Best practices for accurate paycheck planning
- Use your most recent pay stub to enter current gross pay and pretax deductions.
- Include recurring side income if you expect it to continue through the year.
- Account for tax credits if you know they are likely to apply.
- Recalculate after raises, bonuses, or benefit enrollment changes.
- Compare your annual estimate with prior-year tax returns for a reasonableness check.
Authoritative federal resources
For official guidance, tables, and more advanced scenarios, review these sources:
- IRS Tax Withholding Estimator
- IRS Publication 15-T, Federal Income Tax Withholding Methods
- IRS information about Form W-4
Final thoughts
A federal withholding table calculator is one of the most practical tools for everyday tax planning. It helps translate federal tax rules into paycheck-level decisions you can actually use. Whether you are checking a new job offer, adjusting your W-4, or simply trying to understand why your paycheck changed, a calculator like this gives you a structured estimate based on real annual tax mechanics.

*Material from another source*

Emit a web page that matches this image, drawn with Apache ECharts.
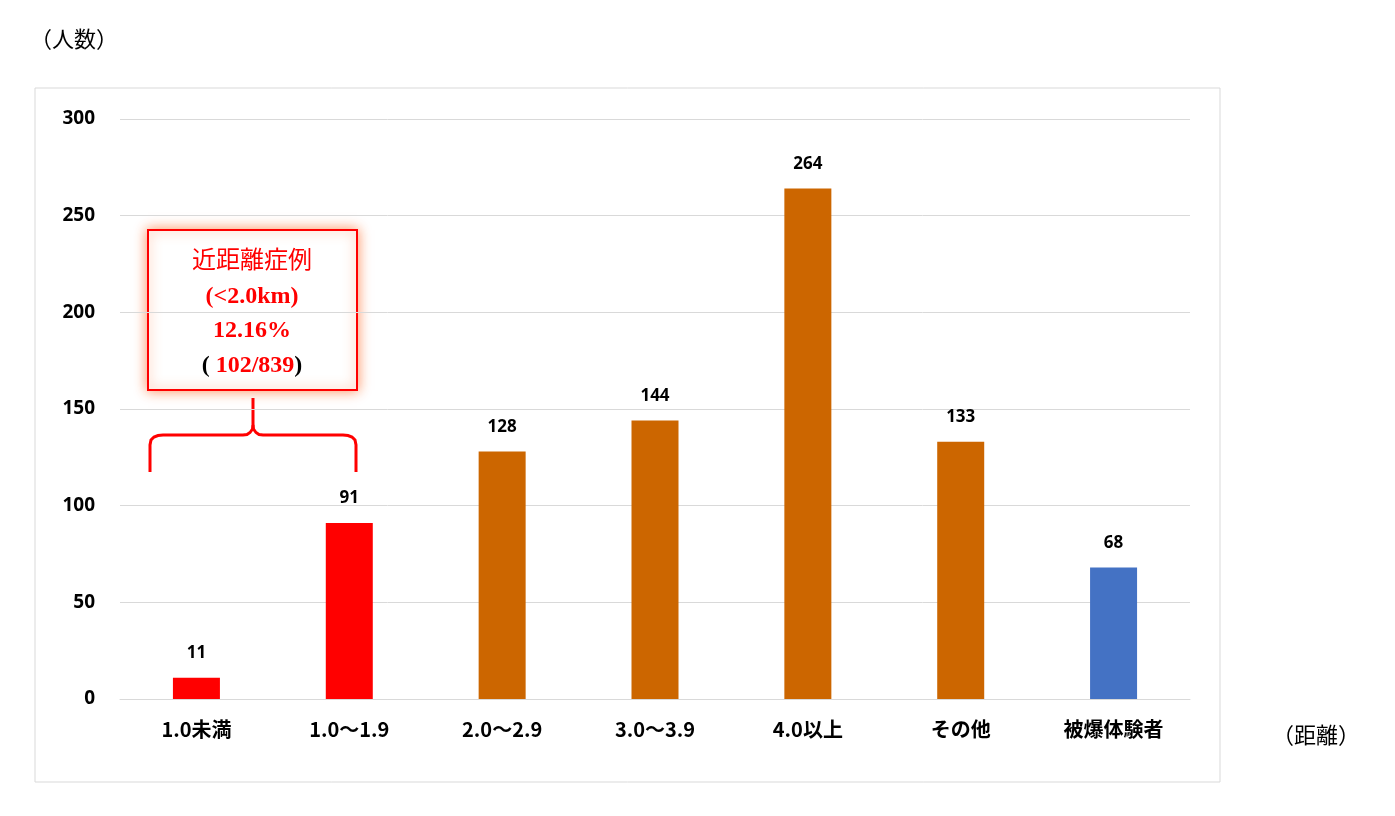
<!DOCTYPE html>
<html><head><meta charset="utf-8">
<script src="https://cdn.jsdelivr.net/npm/echarts@6/dist/echarts.min.js"></script>
<style>html,body{margin:0;padding:0;background:#fff}#c{width:1395px;height:816px}</style>
</head><body><div id="c"></div>
<script>
const categories=['1.0未満','1.0～1.9','2.0～2.9','3.0～3.9','4.0以上','その他','被爆体験者'];
const values=[11,91,128,144,264,133,68];
const colors=['#FF0000','#FF0000','#CC6600','#CC6600','#CC6600','#CC6600','#4472C4'];
const yTicks=[0,50,100,150,200,250,300];
const chart=echarts.init(document.getElementById('c'));
const serif='"Liberation Serif","Noto Sans CJK JP",serif';
chart.setOption({
  animation:false,
  grid:{left:120,right:205,top:119,bottom:117},
  xAxis:{type:'category',data:categories,axisTick:{show:false},
    axisLine:{lineStyle:{color:'#d9d9d9'}},
    axisLabel:{color:'#000',fontWeight:'bold',fontSize:20,margin:20,fontFamily:'"Noto Sans CJK JP",sans-serif'}},
  yAxis:{type:'value',min:yTicks[0],max:yTicks[yTicks.length-1],interval:50,
    splitLine:{lineStyle:{color:'#d9d9d9'}},
    axisLabel:{color:'#000',fontWeight:'bold',fontSize:19,margin:25,fontFamily:'"Noto Sans",sans-serif'}},
  series:[{type:'bar',barWidth:47,
    data:values.map((v,i)=>({value:v,itemStyle:{color:colors[i]}})),
    label:{show:true,position:'top',distance:16,color:'#000',fontWeight:'bold',fontSize:17,fontFamily:'"Noto Sans",sans-serif'}}],
  graphic:[
    {type:'rect',shape:{x:35,y:88,width:1185,height:694},style:{fill:'none',stroke:'#d9d9d9',lineWidth:1}},
    {type:'text',x:30,y:30,style:{text:'（人数）',font:'22px '+serif,fill:'#000'}},
    {type:'text',x:1272,y:726,style:{text:'（距離）',font:'22px '+serif,fill:'#000'}},
    {type:'rect',shape:{x:148,y:230,width:209,height:160},style:{fill:'#fff',stroke:'#FF0000',lineWidth:2,shadowBlur:12,shadowColor:'rgba(255,120,60,0.8)'}},
    {type:'text',x:252,y:262,style:{text:'近距離症例',align:'center',verticalAlign:'middle',font:'24px '+serif,fill:'#FF0000'}},
    {type:'text',x:252,y:297,style:{text:'(<2.0km)',align:'center',verticalAlign:'middle',font:'bold 24px '+serif,fill:'#FF0000'}},
    {type:'text',x:252,y:331,style:{text:'12.16%',align:'center',verticalAlign:'middle',font:'bold 24px '+serif,fill:'#FF0000'}},
    {type:'text',x:252,y:366,style:{rich:{b:{font:'bold 24px '+serif,fill:'#000'},r:{font:'bold 24px '+serif,fill:'#FF0000'}},text:'{b|( }{r|102/839}{b|)}',align:'center',verticalAlign:'middle'}},
    {type:'polyline',shape:{points:[[150,472],[150,445],[151,440],[154,437],[158,435.5],[163,435],[243,435],[247,434.5],[250,432.5],[252.5,429],[253,425],[253,398]]},style:{fill:'none',stroke:'#FF0000',lineWidth:3}},
    {type:'polyline',shape:{points:[[253,425],[253.5,429],[256,432.5],[259,434.5],[263,435],[343,435],[348,435.5],[352,437],[355,440],[356,445],[356,472]]},style:{fill:'none',stroke:'#FF0000',lineWidth:3}}
  ]
});
</script></body></html>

The most effective way to use it is not once, but periodically. Run the numbers when life changes, compare the estimate with your pay stub, and make small corrections before they become large tax-time surprises. If your situation includes self-employment income, stock compensation, large bonuses, retirement distributions, or multiple jobs in a household, use this calculator as a planning baseline and then confirm with IRS resources or a qualified tax professional.